数日後にはF1日本GPが開幕するが、今回は普段あまりスポットライトを浴びない部分に迫ってみる。
・世界で26人のみ選ばれたドライバー
2010年のF1には、13チームが参戦している。どのチームも2人のドライバーを走らせることから、F1ドライバーは世界で26人しか存在しない。世界中にごまんといるレーシングドライバーの中から、たった26人のみが戦うことを許される特別な場所。それがF1だ。
・「速い」だけではなれないF1ドライバー
その限られたF1シートを巡り、毎年激しい争奪戦が繰り広げられる。しかし、F1ドライバーになるには「速い」だけでは通用しない。何らかの形で大きな「サポート」を得ることが必要なのだ。そのサポートの1つが、自動車メーカーやF1チームが展開する「ドライバー育成プログラム」に加わること。現役ドライバーの中では、レッドブルの育成プログラム出身であるセバスチャン・ベッテル(レッドブル)がその例だ。
そして、もう1つ大きな要素になるのが「お金」の力。F1では、ばく大な予算が必要になることから、特に下位チームは資金的に苦しい状況になりやすい。そのためチーム側は、「速さ」とともに、「スポンサー」という面での貢献もドライバーに求める。今シーズンの場合、ルノーのビタリー・ペトロフが約18億円もの資金を持ち込んでシートを獲得したと言われている。
・シーズン中にもシート争い
このシートを巡る争いが繰り広げられるのは開幕前だけではない。今シーズンも、シーズン中にドライバーの交代があった。ヒスパニア・レーシングでは、第10戦イギリスGPでブルーノ・セナに代わって、山本左近がレースに出場。その翌戦ドイツGPから左近は、もう1人のドライバーであるカルン・チャンドックに代わってレースに出場している。

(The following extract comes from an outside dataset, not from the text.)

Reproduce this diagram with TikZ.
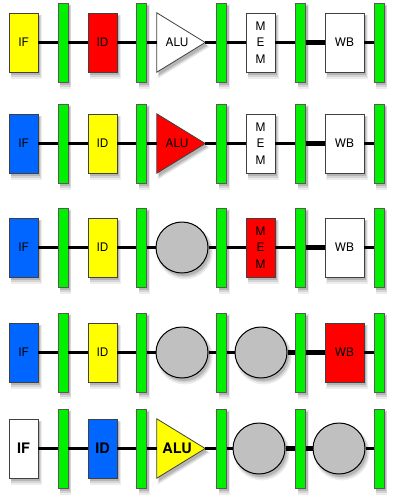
\documentclass[tikz,border=0pt]{standalone}
\usepackage{fontspec}
\setmainfont{TeX Gyre Heros}
\usetikzlibrary{shapes.geometric,shadows}
\definecolor{pblue}{RGB}{0,102,255}
\definecolor{pgreen}{RGB}{0,240,0}
\definecolor{pgrey}{RGB}{192,192,192}
\definecolor{pyellow}{RGB}{255,255,0}
\definecolor{pred}{RGB}{255,0,0}
\begin{document}
\begin{tikzpicture}[x=1pt,y=-1pt,
  softshadow/.style={
    general shadow={shadow xshift=2.5pt,shadow yshift=-4pt,shadow scale=1.08,fill=black,opacity=.07},
    general shadow={shadow xshift=2.5pt,shadow yshift=-3.5pt,shadow scale=1.04,fill=black,opacity=.10},
    general shadow={shadow xshift=2pt,shadow yshift=-3pt,fill=black,opacity=.15}},
  txt/.style={font=\fontsize{11.8}{16.5}\selectfont, align=center},
  bigtxt/.style={font=\bfseries\fontsize{14.5}{16}\selectfont, align=center},
  stage/.style={draw=black!75, line width=0.8pt, minimum width=29, minimum height=59, inner sep=0pt, softshadow, txt},
  wbstage/.style={stage, minimum width=39},
  pbar/.style={draw=black!65, line width=0.8pt, fill=pgreen, minimum width=10, minimum height=79, inner sep=0pt, softshadow},
  bubble/.style={ellipse, draw=black, line width=1pt, fill=pgrey, minimum width=52, minimum height=51, inner sep=0pt, softshadow},
  alubox/.style={minimum width=48, minimum height=59, inner sep=0pt},
  tri/.style={draw=black!75, line width=0.8pt, line join=miter, softshadow},
  wire/.style={line width=3pt, black},
  thickwire/.style={line width=4.5pt, black}]
\useasboundingbox (0,0) rectangle (405,504);

% pipeline registers
\foreach \r/\y in {1/42.5,2/143.5,3/247.5,4/352.5,5/448.5}{
  \foreach \i/\x in {1/63,2/141.5,3/221.5,4/300.5,5/379}{
    \node[pbar] (b\i-\r) at (\x,\y) {};
  }
}

% ---------- row 1 ----------
\node[stage, fill=pyellow] (if1) at (23.5,42.5) {IF};
\node[stage, fill=pred] (id1) at (102.5,42.5) {ID};
\node[alubox] (alu1) at (181,42.5) {};
\filldraw[tri, fill=white] (alu1.north west) -- (alu1.east) -- (alu1.south west) -- cycle;
\node[txt] (alu1t) at ([xshift=-4pt]alu1.center) {ALU};
\node[stage, fill=white] (mem1) at (260.5,42.5) {M\\E\\M};
\node[wbstage, fill=white] (wb1) at (344.5,42.5) {WB};
\draw[wire] (if1) -- (b1-1);
\draw[wire] (b1-1) -- (id1);
\draw[wire] (id1) -- (b2-1);
\draw[wire] (b2-1) -- (alu1);
\draw[wire] (alu1) -- (b3-1);
\draw[wire] (b3-1) -- (mem1);
\draw[wire] (mem1) -- (b4-1);
\draw[thickwire] (b4-1) -- (wb1);
\draw[wire] (wb1) -- (b5-1);

% ---------- row 2 ----------
\node[stage, fill=pblue] (if2) at (23.5,143.5) {IF};
\node[stage, fill=pyellow] (id2) at (102.5,143.5) {ID};
\node[alubox] (alu2) at (181,143.5) {};
\filldraw[tri, fill=pred] (alu2.north west) -- (alu2.east) -- (alu2.south west) -- cycle;
\node[txt] (alu2t) at ([xshift=-4pt]alu2.center) {ALU};
\node[stage, fill=white] (mem2) at (260.5,143.5) {M\\E\\M};
\node[wbstage, fill=white] (wb2) at (344.5,143.5) {WB};
\draw[wire] (if2) -- (b1-2);
\draw[wire] (b1-2) -- (id2);
\draw[wire] (id2) -- (b2-2);
\draw[wire] (b2-2) -- (alu2);
\draw[wire] (alu2) -- (b3-2);
\draw[wire] (b3-2) -- (mem2);
\draw[wire] (mem2) -- (b4-2);
\draw[thickwire] (b4-2) -- (wb2);
\draw[wire] (wb2) -- (b5-2);

% ---------- row 3 ----------
\node[stage, fill=pblue] (if3) at (23.5,247.5) {IF};
\node[stage, fill=pyellow] (id3) at (102.5,247.5) {ID};
\node[bubble] (c1-3) at (182,247.5) {};
\node[stage, fill=pred] (mem3) at (260.5,247.5) {M\\E\\M};
\node[wbstage, fill=white] (wb3) at (344.5,247.5) {WB};
\draw[wire] (if3) -- (b1-3);
\draw[wire] (b1-3) -- (id3);
\draw[wire] (id3) -- (b2-3);
\draw[wire] (b2-3) -- (c1-3);
\draw[wire] (c1-3) -- (b3-3);
\draw[wire] (b3-3) -- (mem3);
\draw[wire] (mem3) -- (b4-3);
\draw[thickwire] (b4-3) -- (wb3);
\draw[wire] (wb3) -- (b5-3);

% ---------- row 4 ----------
\node[stage, fill=pblue] (if4) at (23.5,352.5) {IF};
\node[stage, fill=pyellow] (id4) at (102.5,352.5) {ID};
\node[bubble] (c1-4) at (182,352.5) {};
\node[bubble] (c2-4) at (261,352.5) {};
\node[wbstage, fill=pred] (wb4) at (344.5,352.5) {WB};
\draw[wire] (if4) -- (b1-4);
\draw[wire] (b1-4) -- (id4);
\draw[wire] (id4) -- (b2-4);
\draw[wire] (b2-4) -- (c1-4);
\draw[wire] (c1-4) -- (b3-4);
\draw[wire] (b3-4) -- (c2-4);
\draw[thickwire] (c2-4) -- (b4-4);
\draw[thickwire] (b4-4) -- (wb4);
\draw[wire] (wb4) -- (b5-4);

% ---------- row 5 ----------
\node[stage, fill=white, bigtxt] (if5) at (23.5,448.5) {IF};
\node[stage, fill=pblue, bigtxt] (id5) at (102.5,448.5) {ID};
\node[alubox] (alu5) at (181,448.5) {};
\filldraw[tri, fill=pyellow] (alu5.north west) -- (alu5.east) -- (alu5.south west) -- cycle;
\node[bigtxt] (alu5t) at ([xshift=-4pt]alu5.center) {ALU};
\node[bubble] (c1-5) at (259,448.5) {};
\node[bubble] (c2-5) at (339,448.5) {};
\draw[wire] (if5) -- (b1-5);
\draw[wire] (b1-5) -- (id5);
\draw[wire] (id5) -- (b2-5);
\draw[wire] (b2-5) -- (alu5);
\draw[wire] (alu5) -- (b3-5);
\draw[wire] (b3-5) -- (c1-5);
\draw[thickwire] (c1-5) -- (b4-5);
\draw[thickwire] (b4-5) -- (c2-5);
\draw[wire] (c2-5) -- (b5-5);
\end{tikzpicture}
\end{document}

しかし、そんな左近も第15戦シンガポールGPでは、レース出場を逃した。チーム側は体調不良を理由にしていたが、このレースでヒスパニア・レーシングは、交代したドライバーの母国でスポンサーを獲得していたことから、単なる体調不良ではないとの意見も多い。こういった「お金」の面が非難の対象になることもあるが、F1がスポンサーから活動資金を得るプロスポーツである以上、スポンサー獲得の能力も現代のF1ドライバーに求められる資質の1つになることは避けられない。
・成績を残せなければ解雇
シーズン中にドライバーが交代したのはヒスパニア・レーシングだけではなかった。小林可夢偉が所属するザウバーでもドライバーが交代した。第14戦イタリアGPまではペドロ・デ・ラ・ロサが可夢偉のチームメートだったが、前戦シンガポールGPからはニック・ハイドフェルドが可夢偉のチームメートになった。
交代の理由についてチーム側は、デ・ラ・ロサの走りが安定していなかったことや、可夢偉とデ・ラ・ロサがほぼ同じ速さを見せたため、クルマの能力を正確に把握しにくかったことを挙げている。可夢偉に比べると、デ・ラ・ロサは獲得したポイント数も少なかった。
このように、シートを獲得したからといって、決して安心できないのがF1だ。成績が落ちるなどした場合、そのドライバーをけ落としてシート獲得を狙うドライバーは多いことから、F1ドライバーは常に全力を出すことが求められる。10月8日(金)に開幕する日本GPでは、そんなF1ドライバーによる真っ向勝負の戦いを間近に見ることができる。